X 露が掛かるではないけれどほんの少し私の心に懸かっているのもはかない(あなたへの想いでございます)黄昏時にほのかに見た宿の夕顔の花は

 童は菊君の真意をはかりかねたが、これには何か理由があるのだろうと思って、お手紙を懐に入れて立ち去った。

 (童が行ってしまった)後の名残を、菊君がぼんやりと眺めていらっしゃると、そこへ人々が御前に参上して来て、屋敷の主人も「することもなく退屈でいらっしゃるのでしょう」と言って、様々なお話などを申し上げる間にも、夜はたいそう更けてゆく。菊君は先ほどの手紙の返事を早く見てみたく、あいにくな人の多さを(思うようにいかず)やりきれなくお思いになるので、いかにも眠たそうな様子に振る舞いなさって寄り臥しなさると、人々は菊君に「さぁ、はやく横になっておしまいなさい」と言って、屋敷の主人も寝所にすべり入ってしまった。

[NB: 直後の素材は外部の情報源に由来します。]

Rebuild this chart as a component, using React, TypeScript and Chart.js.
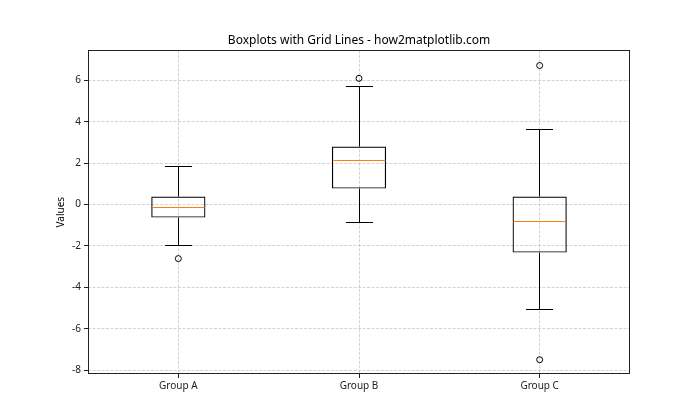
import { useEffect, useRef } from 'react';
import { Chart, registerables } from 'chart.js';

Chart.register(...registerables);

const categories = ['Group A', 'Group B', 'Group C'];
const whiskerLow = [-1.98, -0.87, -5.07];
const q1 = [-0.63, 0.77, -2.32];
const median = [-0.13, 2.13, -0.82];
const q3 = [0.39, 2.8, 0.39];
const whiskerHigh = [1.84, 5.68, 3.62];
const outliersHigh = [null, 6.09, 6.71];
const outliersLow = [-2.61, null, -7.49];
const yTicks = [-8, -6, -4, -2, 0, 2, 4, 6];
const yMin = -8.18;
const yMax = 7.44;

const FONT = "'Noto Sans', 'DejaVu Sans', sans-serif";
const GRID = 'rgba(176,176,176,0.7)';

const snap = (v: number) => Math.round(v - 0.5) + 0.5;

const boxPartsPlugin = {
  id: 'boxParts',
  afterDatasetsDraw(chart: any) {
    const { ctx, scales } = chart;
    const xs = scales.x;
    const ys = scales.y;
    const meta = chart.getDatasetMeta(0);
    ctx.save();
    ctx.lineWidth = 1;
    meta.data.forEach((bar: any, i: number) => {
      const cx = snap(xs.getPixelForValue(i));
      const half = bar.width / 2;
      const capHalf = bar.width / 4;
      const yQ1 = ys.getPixelForValue(q1[i]);
      const yQ3 = ys.getPixelForValue(q3[i]);
      const yLo = snap(ys.getPixelForValue(whiskerLow[i]));
      const yHi = snap(ys.getPixelForValue(whiskerHigh[i]));
      const yMed = snap(ys.getPixelForValue(median[i]));
      ctx.strokeStyle = '#000';
      ctx.beginPath();
      ctx.moveTo(cx, yQ3);
      ctx.lineTo(cx, yHi);
      ctx.moveTo(cx - capHalf, yHi);
      ctx.lineTo(cx + capHalf, yHi);
      ctx.moveTo(cx, yQ1);
      ctx.lineTo(cx, yLo);
      ctx.moveTo(cx - capHalf, yLo);
      ctx.lineTo(cx + capHalf, yLo);
      ctx.stroke();
      ctx.strokeStyle = '#ff7f0e';
      ctx.beginPath();
      ctx.moveTo(cx - half + 1, yMed);
      ctx.lineTo(cx + half - 1, yMed);
      ctx.stroke();
    });
    ctx.restore();
  },
  afterDraw(chart: any) {
    const { ctx, chartArea } = chart;
    ctx.save();
    ctx.strokeStyle = '#222';
    ctx.lineWidth = 1;
    const l = Math.round(chartArea.left) + 0.5;
    const t = Math.round(chartArea.top) + 0.5;
    const r = Math.round(chartArea.right) - 0.5;
    const b = Math.round(chartArea.bottom) - 0.5;
    ctx.strokeRect(l, t, r - l, b - t);
    ctx.restore();
  },
};

export default function App() {
  const ref = useRef<HTMLCanvasElement | null>(null);
  useEffect(() => {
    if (!ref.current) return;
    const chart = new Chart(ref.current, {
      type: 'bar',
      data: {
        labels: categories,
        datasets: [
          {
            type: 'bar',
            data: categories.map((_, i) => [q1[i], q3[i]]) as any,
            backgroundColor: 'rgba(0,0,0,0)',
            borderColor: '#000',
            borderWidth: 1.2,
            borderSkipped: false,
            barPercentage: 0.3,
            categoryPercentage: 1,
          } as any,
          {
            type: 'line',
            data: outliersHigh as any,
            showLine: false,
            pointStyle: 'circle',
            pointRadius: 3,
            pointBorderColor: '#000',
            pointBackgroundColor: 'rgba(0,0,0,0)',
            pointBorderWidth: 1,
          } as any,
          {
            type: 'line',
            data: outliersLow as any,
            showLine: false,
            pointStyle: 'circle',
            pointRadius: 3,
            pointBorderColor: '#000',
            pointBackgroundColor: 'rgba(0,0,0,0)',
            pointBorderWidth: 1,
          } as any,
        ],
      },
      options: {
        responsive: false,
        animation: false,
        layout: { padding: { left: 0, right: 70, top: 0, bottom: 0 } },
        plugins: {
          legend: { display: false },
          tooltip: { enabled: false },
          title: {
            display: true,
            text: 'Boxplots with Grid Lines - how2matplotlib.com',
            color: '#000',
            font: { family: FONT, size: 12, weight: 'normal' },
            padding: { top: 33, bottom: 3 },
            fullSize: false,
          },
        },
        scales: {
          x: {
            type: 'category',
            offset: true,
            grid: {
              display: true,
              offset: false,
              color: GRID,
              lineWidth: 0.8,
              tickColor: '#222',
              tickBorderDash: [],
              tickWidth: 1,
              tickLength: 4,
            } as any,
            border: { display: false, dash: [3, 1.5] },
            ticks: {
              color: '#222',
              font: { family: FONT, size: 10 },
              padding: 2,
              maxRotation: 0,
            },
            afterFit(axis: any) {
              axis.height = 46;
            },
          },
          y: {
            type: 'linear',
            min: yMin,
            max: yMax,
            grid: {
              color: GRID,
              lineWidth: 0.8,
              tickColor: '#222',
              tickBorderDash: [],
              tickWidth: 1,
              tickLength: 4,
            } as any,
            border: { display: false, dash: [3, 1.5] },
            ticks: {
              color: '#222',
              font: { family: FONT, size: 10 },
              padding: 3,
              callback: (v: any) => String(v),
            },
            afterBuildTicks(axis: any) {
              axis.ticks = yTicks.map((v) => ({ value: v }));
            },
            title: {
              display: true,
              text: 'Values',
              color: '#000',
              font: { family: FONT, size: 10 },
              padding: { top: 55, bottom: 0 },
            },
            afterFit(axis: any) {
              axis.width = 88;
            },
          },
        },
      },
      plugins: [boxPartsPlugin],
    });
    return () => chart.destroy();
  }, []);
  return (
    <div style={{ position: 'fixed', left: 0, top: 0, width: 700, height: 420, background: '#fff' }}>
      <canvas ref={ref} width={700} height={420} />
    </div>
  );
}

 やっとのことで童が帰って来て参上したので、「どうであったか」とお尋ねになると、(童は)「『まったくこのような懸想めいたお手紙を頂くにふさわしい人はここには居りません。人違いでございましょうか?』と、あの老尼は意外なことに申しておりました」と言って

出家した者の住む粗末な雑草の茂る宿にあなた様はどのような夕顔の花をご覧になったのでしょうか。(=ここにはあなたの恋の相手となるような女性は居りません)

 このように申し上げよ』と、不審に思っている様子でございましたので、帰り参上いたしました」と申し上げるので、
(菊君は)甲斐がないとは思うものの、(一方では)それももっともなことだと思い返すのだが、寝ることもお出来にならない。不思議なほど可愛らしかったあの人の面影が、夢ならぬ御枕上にじっと寄り添っている心地がして、「間近けれども(=恋しい人が近くにいながらも逢えない辛さをほのめかす引歌)」と独り言を漏らしなさる。



例題の解説・解答
* 木山の漢単A27「宜」
①うべナリ・むべナリ(形動) もっともなことである
②よろシク〜ベシ(再読)
③よろシ(形)
→内容に最も適合するのは、「宜」を形容動詞とみて「此れを為すことが難しくない=たやすいということについては、もっともなことであるなぁ」とする解釈。したがって答えは④。
読み方は『むべなるかな、これをなすことかたかるざるや。』です。